## [What is being asked]
For this exercise, repeat all of the material verbatim apart from its images.

>> BEGIN

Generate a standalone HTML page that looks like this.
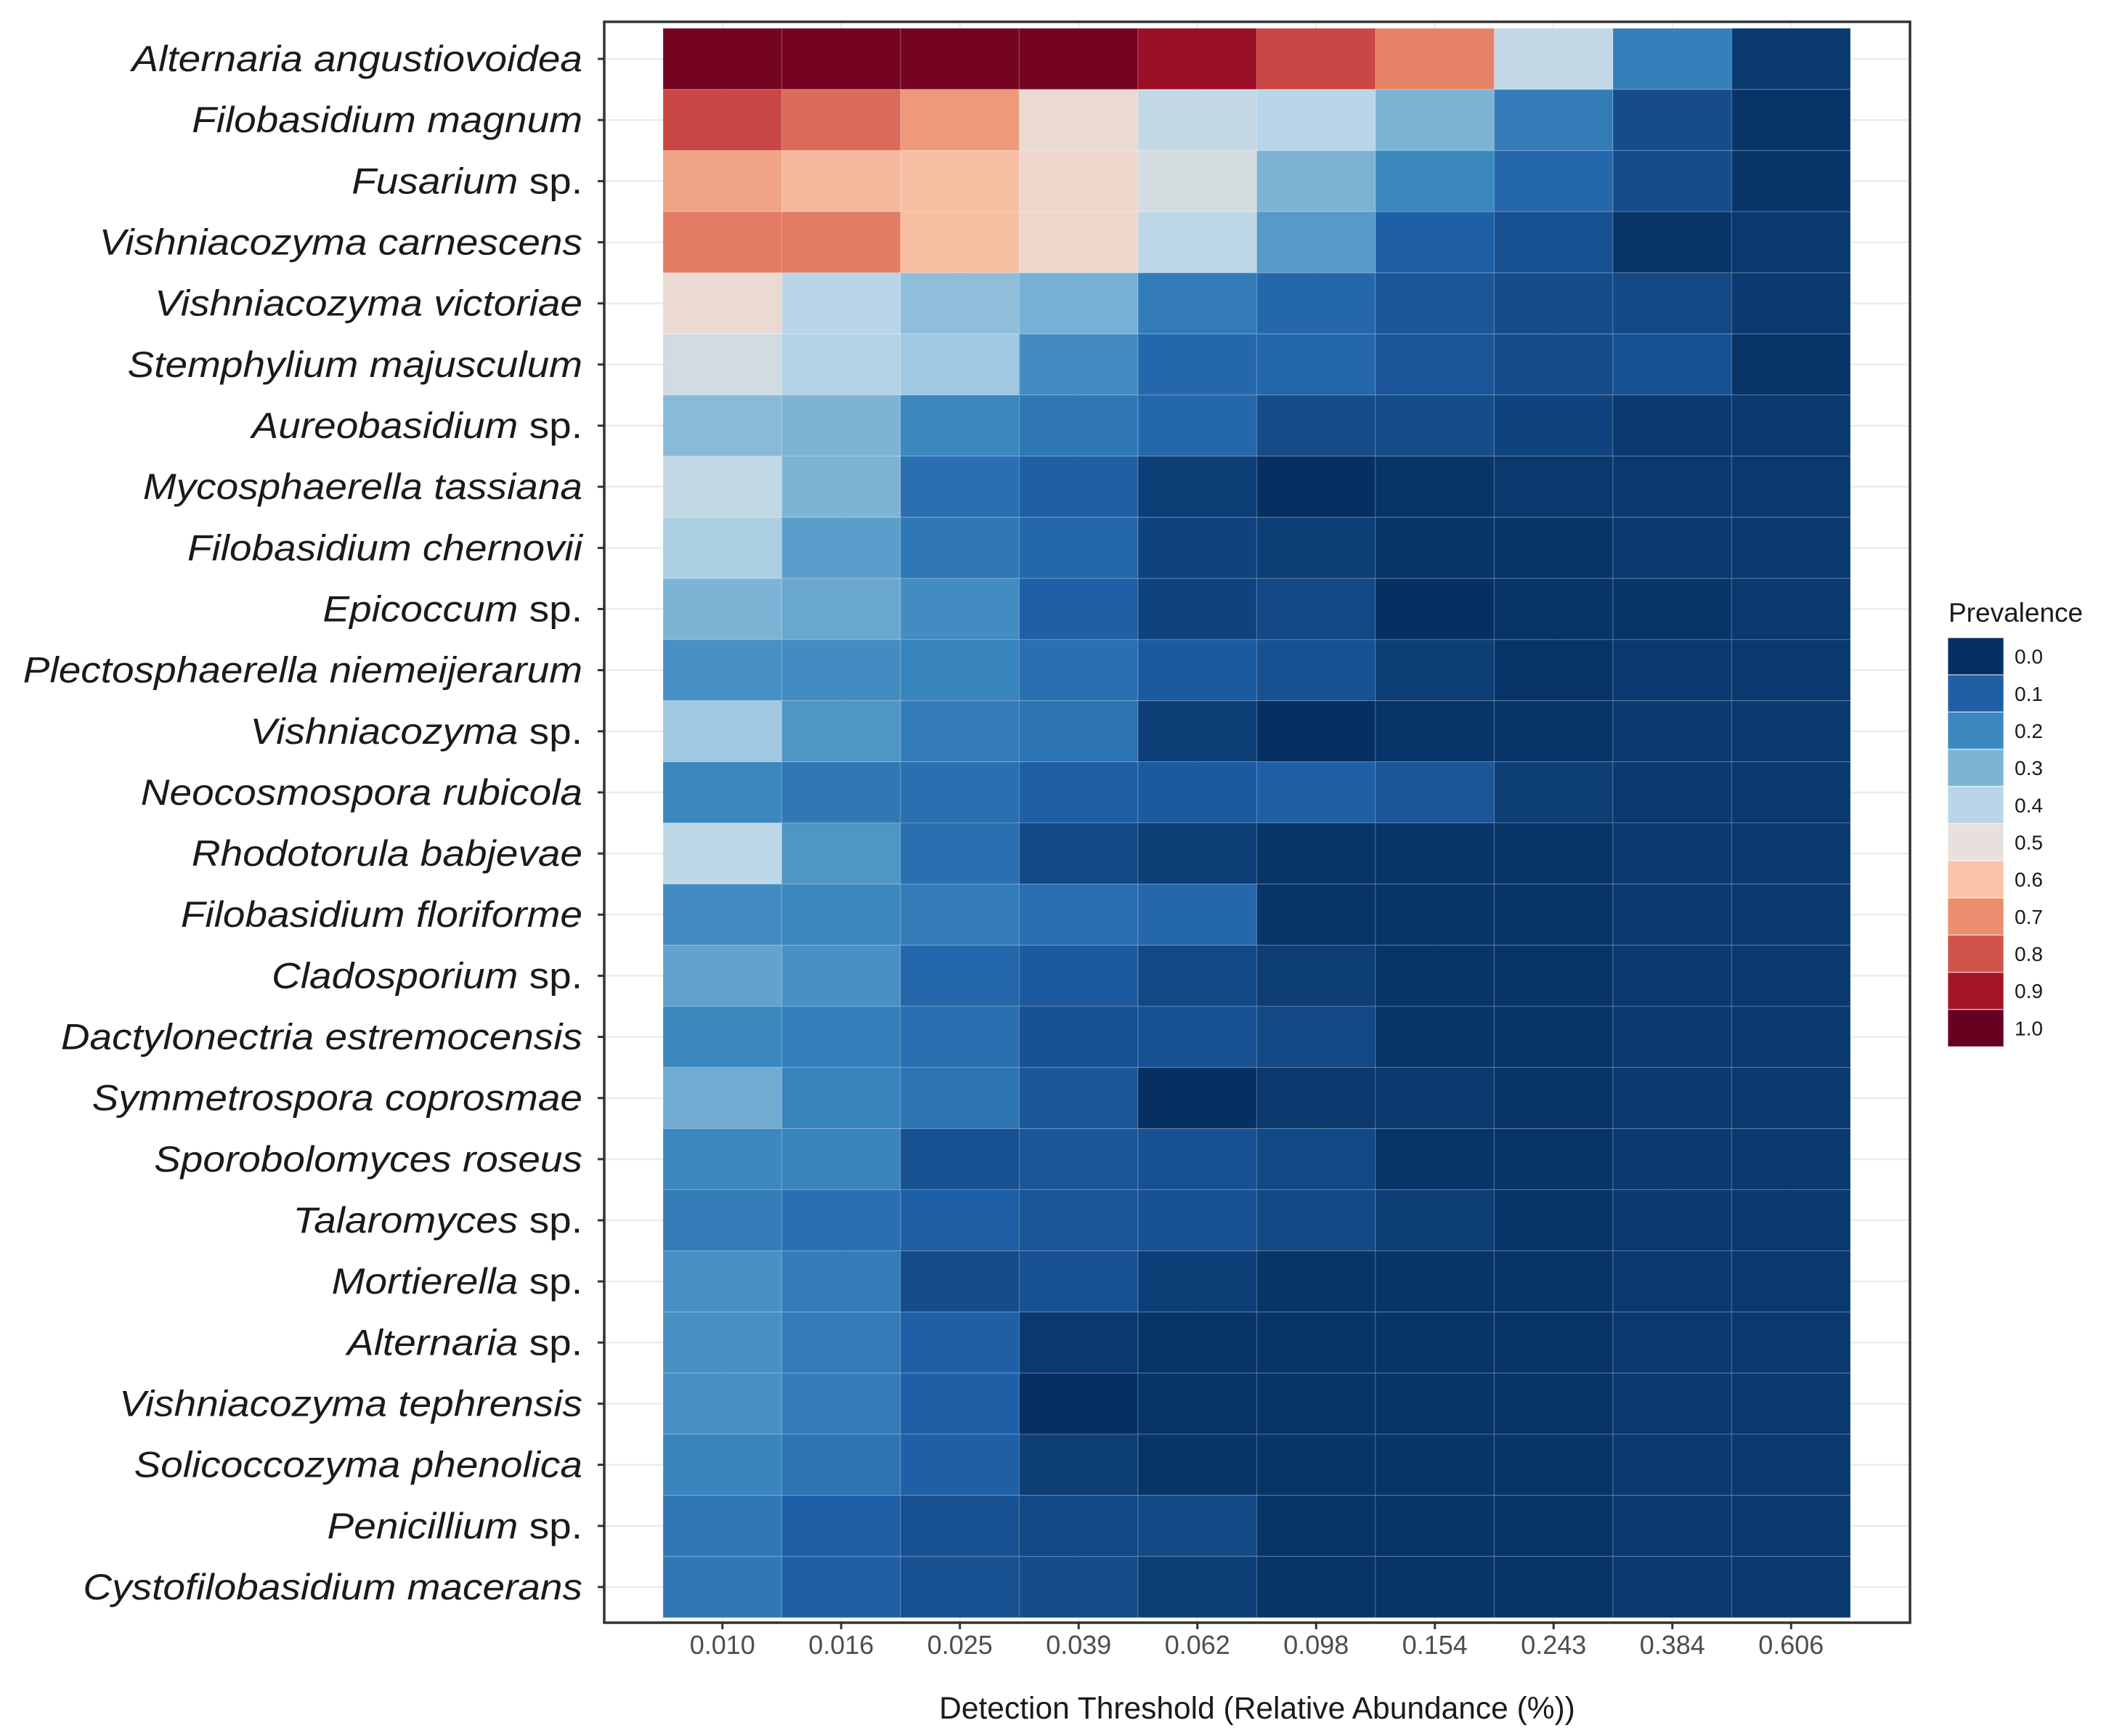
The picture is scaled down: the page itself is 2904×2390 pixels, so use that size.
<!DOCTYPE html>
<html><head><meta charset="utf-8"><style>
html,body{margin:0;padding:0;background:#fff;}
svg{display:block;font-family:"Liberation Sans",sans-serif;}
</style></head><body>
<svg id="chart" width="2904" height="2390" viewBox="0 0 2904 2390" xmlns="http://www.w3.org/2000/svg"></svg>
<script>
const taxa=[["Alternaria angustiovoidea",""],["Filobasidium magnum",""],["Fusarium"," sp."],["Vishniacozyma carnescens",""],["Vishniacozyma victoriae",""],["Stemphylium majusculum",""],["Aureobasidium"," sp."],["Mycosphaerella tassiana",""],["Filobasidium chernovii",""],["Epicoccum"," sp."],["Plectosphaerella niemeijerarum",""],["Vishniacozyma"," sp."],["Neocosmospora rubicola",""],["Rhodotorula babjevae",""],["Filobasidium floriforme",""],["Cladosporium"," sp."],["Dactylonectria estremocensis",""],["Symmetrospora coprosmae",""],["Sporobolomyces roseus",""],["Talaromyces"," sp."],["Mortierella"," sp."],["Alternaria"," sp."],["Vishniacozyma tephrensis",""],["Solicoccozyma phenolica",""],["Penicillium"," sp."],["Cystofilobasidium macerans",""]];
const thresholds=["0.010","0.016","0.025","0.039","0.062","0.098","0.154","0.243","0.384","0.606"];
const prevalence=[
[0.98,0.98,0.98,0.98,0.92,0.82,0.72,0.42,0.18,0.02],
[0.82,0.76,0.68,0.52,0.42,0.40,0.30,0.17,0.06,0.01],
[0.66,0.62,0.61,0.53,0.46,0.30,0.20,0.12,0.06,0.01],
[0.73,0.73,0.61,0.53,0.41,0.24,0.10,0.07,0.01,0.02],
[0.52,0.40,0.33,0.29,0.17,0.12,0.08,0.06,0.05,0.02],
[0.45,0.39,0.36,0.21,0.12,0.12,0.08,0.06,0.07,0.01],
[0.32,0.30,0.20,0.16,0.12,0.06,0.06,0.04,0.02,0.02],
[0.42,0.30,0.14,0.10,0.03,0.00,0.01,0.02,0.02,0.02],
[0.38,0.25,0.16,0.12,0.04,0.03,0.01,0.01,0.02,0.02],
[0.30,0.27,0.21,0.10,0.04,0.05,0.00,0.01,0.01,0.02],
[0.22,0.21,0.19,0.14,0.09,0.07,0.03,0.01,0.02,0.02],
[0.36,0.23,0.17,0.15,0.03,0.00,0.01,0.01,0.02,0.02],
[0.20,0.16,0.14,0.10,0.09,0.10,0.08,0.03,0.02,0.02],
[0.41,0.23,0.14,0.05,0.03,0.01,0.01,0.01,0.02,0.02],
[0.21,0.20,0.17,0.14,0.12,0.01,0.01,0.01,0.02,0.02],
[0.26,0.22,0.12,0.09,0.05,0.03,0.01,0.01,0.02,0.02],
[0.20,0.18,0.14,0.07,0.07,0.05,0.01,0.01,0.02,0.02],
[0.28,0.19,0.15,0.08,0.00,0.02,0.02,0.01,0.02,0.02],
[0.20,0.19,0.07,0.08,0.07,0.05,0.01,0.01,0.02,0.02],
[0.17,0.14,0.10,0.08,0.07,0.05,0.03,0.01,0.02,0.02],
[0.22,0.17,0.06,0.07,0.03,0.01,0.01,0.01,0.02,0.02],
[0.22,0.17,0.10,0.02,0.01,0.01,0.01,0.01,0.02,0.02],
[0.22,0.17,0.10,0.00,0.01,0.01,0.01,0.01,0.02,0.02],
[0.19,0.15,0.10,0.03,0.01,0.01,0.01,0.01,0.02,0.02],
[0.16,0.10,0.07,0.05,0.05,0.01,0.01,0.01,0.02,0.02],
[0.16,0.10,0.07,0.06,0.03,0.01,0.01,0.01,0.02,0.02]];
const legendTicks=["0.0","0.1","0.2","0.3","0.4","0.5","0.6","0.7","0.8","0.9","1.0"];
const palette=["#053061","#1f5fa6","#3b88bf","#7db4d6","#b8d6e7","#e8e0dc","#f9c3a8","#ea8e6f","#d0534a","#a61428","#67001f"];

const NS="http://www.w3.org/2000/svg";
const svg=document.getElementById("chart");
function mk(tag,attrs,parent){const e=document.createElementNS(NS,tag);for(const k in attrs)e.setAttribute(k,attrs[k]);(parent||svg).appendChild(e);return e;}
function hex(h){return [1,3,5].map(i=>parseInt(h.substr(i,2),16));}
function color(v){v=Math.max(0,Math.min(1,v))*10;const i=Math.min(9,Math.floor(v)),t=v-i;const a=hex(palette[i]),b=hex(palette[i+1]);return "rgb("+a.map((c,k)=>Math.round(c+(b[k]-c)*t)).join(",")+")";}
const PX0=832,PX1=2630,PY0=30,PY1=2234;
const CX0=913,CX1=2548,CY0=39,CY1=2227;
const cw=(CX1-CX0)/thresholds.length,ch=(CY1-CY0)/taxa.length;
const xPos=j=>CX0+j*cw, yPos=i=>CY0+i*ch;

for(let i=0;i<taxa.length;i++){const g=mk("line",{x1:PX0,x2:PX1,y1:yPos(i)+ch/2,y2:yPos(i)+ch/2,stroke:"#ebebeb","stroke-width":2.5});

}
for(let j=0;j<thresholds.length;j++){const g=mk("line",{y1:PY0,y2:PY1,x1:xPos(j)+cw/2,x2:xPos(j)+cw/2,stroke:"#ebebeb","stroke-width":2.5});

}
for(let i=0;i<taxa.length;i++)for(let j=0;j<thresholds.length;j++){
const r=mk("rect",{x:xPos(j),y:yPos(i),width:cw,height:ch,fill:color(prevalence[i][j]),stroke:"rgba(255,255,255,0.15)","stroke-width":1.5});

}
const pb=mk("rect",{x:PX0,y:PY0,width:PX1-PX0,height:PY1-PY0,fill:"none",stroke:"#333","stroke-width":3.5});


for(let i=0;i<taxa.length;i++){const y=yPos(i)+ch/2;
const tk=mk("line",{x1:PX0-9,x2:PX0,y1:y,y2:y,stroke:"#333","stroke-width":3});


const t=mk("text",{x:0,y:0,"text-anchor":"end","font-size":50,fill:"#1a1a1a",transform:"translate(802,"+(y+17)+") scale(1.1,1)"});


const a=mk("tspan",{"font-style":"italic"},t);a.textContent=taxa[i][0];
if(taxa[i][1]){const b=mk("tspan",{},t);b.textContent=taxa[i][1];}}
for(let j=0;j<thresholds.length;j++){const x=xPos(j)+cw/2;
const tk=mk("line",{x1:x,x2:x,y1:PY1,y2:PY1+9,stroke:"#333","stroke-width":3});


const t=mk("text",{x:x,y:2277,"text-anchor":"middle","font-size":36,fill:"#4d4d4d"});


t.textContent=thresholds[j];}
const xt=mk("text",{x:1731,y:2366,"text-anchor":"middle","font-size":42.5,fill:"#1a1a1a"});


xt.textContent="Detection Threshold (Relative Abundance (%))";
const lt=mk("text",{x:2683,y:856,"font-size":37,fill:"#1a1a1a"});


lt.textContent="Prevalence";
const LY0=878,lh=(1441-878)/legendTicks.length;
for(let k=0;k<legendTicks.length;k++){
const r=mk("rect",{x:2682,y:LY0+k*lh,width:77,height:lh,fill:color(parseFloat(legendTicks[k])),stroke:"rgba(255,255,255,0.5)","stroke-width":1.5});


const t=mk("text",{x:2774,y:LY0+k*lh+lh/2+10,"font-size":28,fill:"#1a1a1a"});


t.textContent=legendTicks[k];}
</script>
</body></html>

>> END

## [Answer below]
Generate a standalone HTML page that looks like this.
The picture is scaled down: the page itself is 2904×2390 pixels, so use that size.
<!DOCTYPE html>
<html><head><meta charset="utf-8"><style>
html,body{margin:0;padding:0;background:#fff;}
svg{display:block;font-family:"Liberation Sans",sans-serif;}
</style></head><body>
<svg id="chart" width="2904" height="2390" viewBox="0 0 2904 2390" xmlns="http://www.w3.org/2000/svg"></svg>
<script>
const taxa=[["Alternaria angustiovoidea",""],["Filobasidium magnum",""],["Fusarium"," sp."],["Vishniacozyma carnescens",""],["Vishniacozyma victoriae",""],["Stemphylium majusculum",""],["Aureobasidium"," sp."],["Mycosphaerella tassiana",""],["Filobasidium chernovii",""],["Epicoccum"," sp."],["Plectosphaerella niemeijerarum",""],["Vishniacozyma"," sp."],["Neocosmospora rubicola",""],["Rhodotorula babjevae",""],["Filobasidium floriforme",""],["Cladosporium"," sp."],["Dactylonectria estremocensis",""],["Symmetrospora coprosmae",""],["Sporobolomyces roseus",""],["Talaromyces"," sp."],["Mortierella"," sp."],["Alternaria"," sp."],["Vishniacozyma tephrensis",""],["Solicoccozyma phenolica",""],["Penicillium"," sp."],["Cystofilobasidium macerans",""]];
const thresholds=["0.010","0.016","0.025","0.039","0.062","0.098","0.154","0.243","0.384","0.606"];
const prevalence=[
[0.98,0.98,0.98,0.98,0.92,0.82,0.72,0.42,0.18,0.02],
[0.82,0.76,0.68,0.52,0.42,0.40,0.30,0.17,0.06,0.01],
[0.66,0.62,0.61,0.53,0.46,0.30,0.20,0.12,0.06,0.01],
[0.73,0.73,0.61,0.53,0.41,0.24,0.10,0.07,0.01,0.02],
[0.52,0.40,0.33,0.29,0.17,0.12,0.08,0.06,0.05,0.02],
[0.45,0.39,0.36,0.21,0.12,0.12,0.08,0.06,0.07,0.01],
[0.32,0.30,0.20,0.16,0.12,0.06,0.06,0.04,0.02,0.02],
[0.42,0.30,0.14,0.10,0.03,0.00,0.01,0.02,0.02,0.02],
[0.38,0.25,0.16,0.12,0.04,0.03,0.01,0.01,0.02,0.02],
[0.30,0.27,0.21,0.10,0.04,0.05,0.00,0.01,0.01,0.02],
[0.22,0.21,0.19,0.14,0.09,0.07,0.03,0.01,0.02,0.02],
[0.36,0.23,0.17,0.15,0.03,0.00,0.01,0.01,0.02,0.02],
[0.20,0.16,0.14,0.10,0.09,0.10,0.08,0.03,0.02,0.02],
[0.41,0.23,0.14,0.05,0.03,0.01,0.01,0.01,0.02,0.02],
[0.21,0.20,0.17,0.14,0.12,0.01,0.01,0.01,0.02,0.02],
[0.26,0.22,0.12,0.09,0.05,0.03,0.01,0.01,0.02,0.02],
[0.20,0.18,0.14,0.07,0.07,0.05,0.01,0.01,0.02,0.02],
[0.28,0.19,0.15,0.08,0.00,0.02,0.02,0.01,0.02,0.02],
[0.20,0.19,0.07,0.08,0.07,0.05,0.01,0.01,0.02,0.02],
[0.17,0.14,0.10,0.08,0.07,0.05,0.03,0.01,0.02,0.02],
[0.22,0.17,0.06,0.07,0.03,0.01,0.01,0.01,0.02,0.02],
[0.22,0.17,0.10,0.02,0.01,0.01,0.01,0.01,0.02,0.02],
[0.22,0.17,0.10,0.00,0.01,0.01,0.01,0.01,0.02,0.02],
[0.19,0.15,0.10,0.03,0.01,0.01,0.01,0.01,0.02,0.02],
[0.16,0.10,0.07,0.05,0.05,0.01,0.01,0.01,0.02,0.02],
[0.16,0.10,0.07,0.06,0.03,0.01,0.01,0.01,0.02,0.02]];
const legendTicks=["0.0","0.1","0.2","0.3","0.4","0.5","0.6","0.7","0.8","0.9","1.0"];
const palette=["#053061","#1f5fa6","#3b88bf","#7db4d6","#b8d6e7","#e8e0dc","#f9c3a8","#ea8e6f","#d0534a","#a61428","#67001f"];

const NS="http://www.w3.org/2000/svg";
const svg=document.getElementById("chart");
function mk(tag,attrs,parent){const e=document.createElementNS(NS,tag);for(const k in attrs)e.setAttribute(k,attrs[k]);(parent||svg).appendChild(e);return e;}
function hex(h){return [1,3,5].map(i=>parseInt(h.substr(i,2),16));}
function color(v){v=Math.max(0,Math.min(1,v))*10;const i=Math.min(9,Math.floor(v)),t=v-i;const a=hex(palette[i]),b=hex(palette[i+1]);return "rgb("+a.map((c,k)=>Math.round(c+(b[k]-c)*t)).join(",")+")";}
const PX0=832,PX1=2630,PY0=30,PY1=2234;
const CX0=913,CX1=2548,CY0=39,CY1=2227;
const cw=(CX1-CX0)/thresholds.length,ch=(CY1-CY0)/taxa.length;
const xPos=j=>CX0+j*cw, yPos=i=>CY0+i*ch;

for(let i=0;i<taxa.length;i++){const g=mk("line",{x1:PX0,x2:PX1,y1:yPos(i)+ch/2,y2:yPos(i)+ch/2,stroke:"#ebebeb","stroke-width":2.5});

}
for(let j=0;j<thresholds.length;j++){const g=mk("line",{y1:PY0,y2:PY1,x1:xPos(j)+cw/2,x2:xPos(j)+cw/2,stroke:"#ebebeb","stroke-width":2.5});

}
for(let i=0;i<taxa.length;i++)for(let j=0;j<thresholds.length;j++){
const r=mk("rect",{x:xPos(j),y:yPos(i),width:cw,height:ch,fill:color(prevalence[i][j]),stroke:"rgba(255,255,255,0.15)","stroke-width":1.5});

}
const pb=mk("rect",{x:PX0,y:PY0,width:PX1-PX0,height:PY1-PY0,fill:"none",stroke:"#333","stroke-width":3.5});


for(let i=0;i<taxa.length;i++){const y=yPos(i)+ch/2;
const tk=mk("line",{x1:PX0-9,x2:PX0,y1:y,y2:y,stroke:"#333","stroke-width":3});


const t=mk("text",{x:0,y:0,"text-anchor":"end","font-size":50,fill:"#1a1a1a",transform:"translate(802,"+(y+17)+") scale(1.1,1)"});


const a=mk("tspan",{"font-style":"italic"},t);a.textContent=taxa[i][0];
if(taxa[i][1]){const b=mk("tspan",{},t);b.textContent=taxa[i][1];}}
for(let j=0;j<thresholds.length;j++){const x=xPos(j)+cw/2;
const tk=mk("line",{x1:x,x2:x,y1:PY1,y2:PY1+9,stroke:"#333","stroke-width":3});


const t=mk("text",{x:x,y:2277,"text-anchor":"middle","font-size":36,fill:"#4d4d4d"});


t.textContent=thresholds[j];}
const xt=mk("text",{x:1731,y:2366,"text-anchor":"middle","font-size":42.5,fill:"#1a1a1a"});


xt.textContent="Detection Threshold (Relative Abundance (%))";
const lt=mk("text",{x:2683,y:856,"font-size":37,fill:"#1a1a1a"});


lt.textContent="Prevalence";
const LY0=878,lh=(1441-878)/legendTicks.length;
for(let k=0;k<legendTicks.length;k++){
const r=mk("rect",{x:2682,y:LY0+k*lh,width:77,height:lh,fill:color(parseFloat(legendTicks[k])),stroke:"rgba(255,255,255,0.5)","stroke-width":1.5});


const t=mk("text",{x:2774,y:LY0+k*lh+lh/2+10,"font-size":28,fill:"#1a1a1a"});


t.textContent=legendTicks[k];}
</script>
</body></html>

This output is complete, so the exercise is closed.